Atau, bagaimana skema penyesuaian aturan sehingga mereka tetap bisa beroperasi tanpa risiko besar?
Apa yang Harus Dilakukan Pemerintah dan Masyarakat?
Kita tidak bisa mengabaikan kenyataan bahwa bencana adalah kenyataan tragis yang selalu membawa penderitaan. Namun, sebagai bangsa yang ingin maju dan adil, kita juga harus mengubah paradigma kita.
Pemerintah perlu bertindak tegas tanpa kompromi kepada kepentingan-kepentingan gelap yang memperburuk situasi.
Audit dan evaluasi kebijakan harus transparan dan melibatkan masyarakat luas. Jangan sampai proses ini hanya menjadi formalitas yang berakhir pada manipulasi data.
Masyarakat sipil dan media memiliki peran krusial untuk terus mengawal proses ini agar akuntabilitas benar-benar berjalan.
Kesimpulan: Bencana Nasional sebagai Momentum Revisi Sistem
Penetapan status bencana nasional bukan sekadar label resmi. Ia adalah titik kritis yang menguji integritas seluruh ekosistem pengelolaan sumber daya dan lingkungan di negeri ini.
Ini adalah momen pengakuan bahwa bencana bukan hanya alam yang marah—tapi juga sistem yang gagal.

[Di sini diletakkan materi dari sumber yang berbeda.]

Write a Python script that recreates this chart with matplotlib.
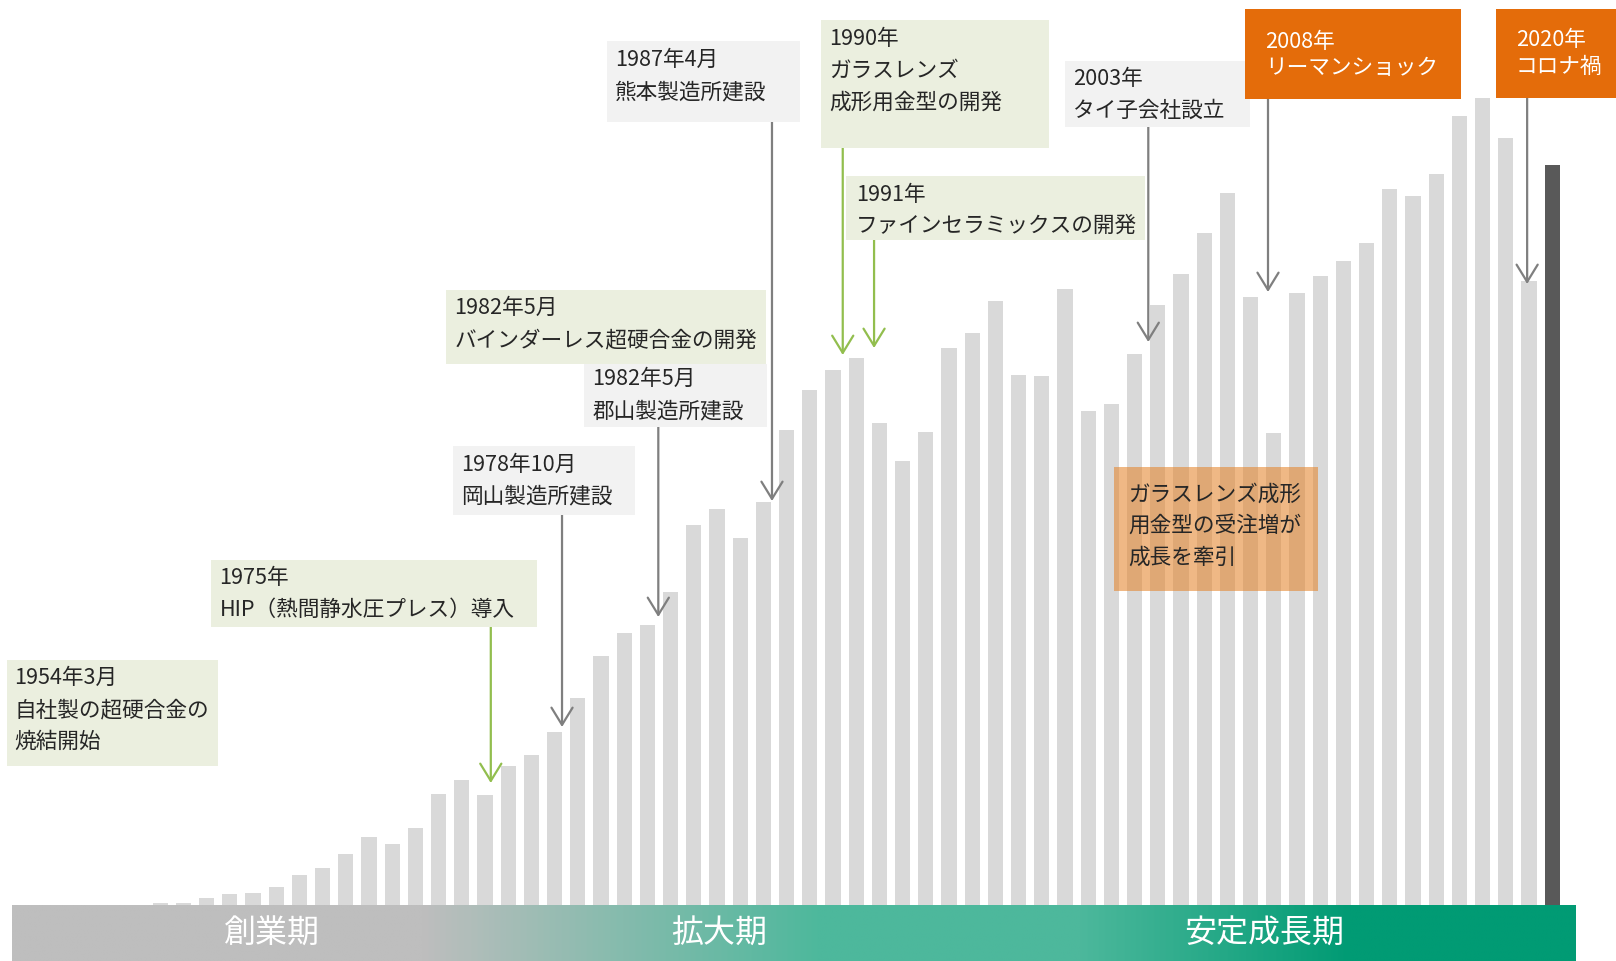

Kepanikan yang kita lihat sejatinya adalah cerminan dari ketakutan orang-orang yang selama ini menikmati ketidakadilan.
Sementara rakyat, yang selama ini hidup dalam ketakutan dan ketidakpastian, justru berdiri paling tegar. Mereka sudah terbiasa berjuang tanpa harapan muluk, sedang pihak lain baru kalang kabut ketika audit dan kebenaran mulai dijalankan.
Mari jadikan bencana nasional bukan hanya soal pulih sesaat, tetapi perbaikan menyeluruh untuk masa depan yang lebih adil dan lestari.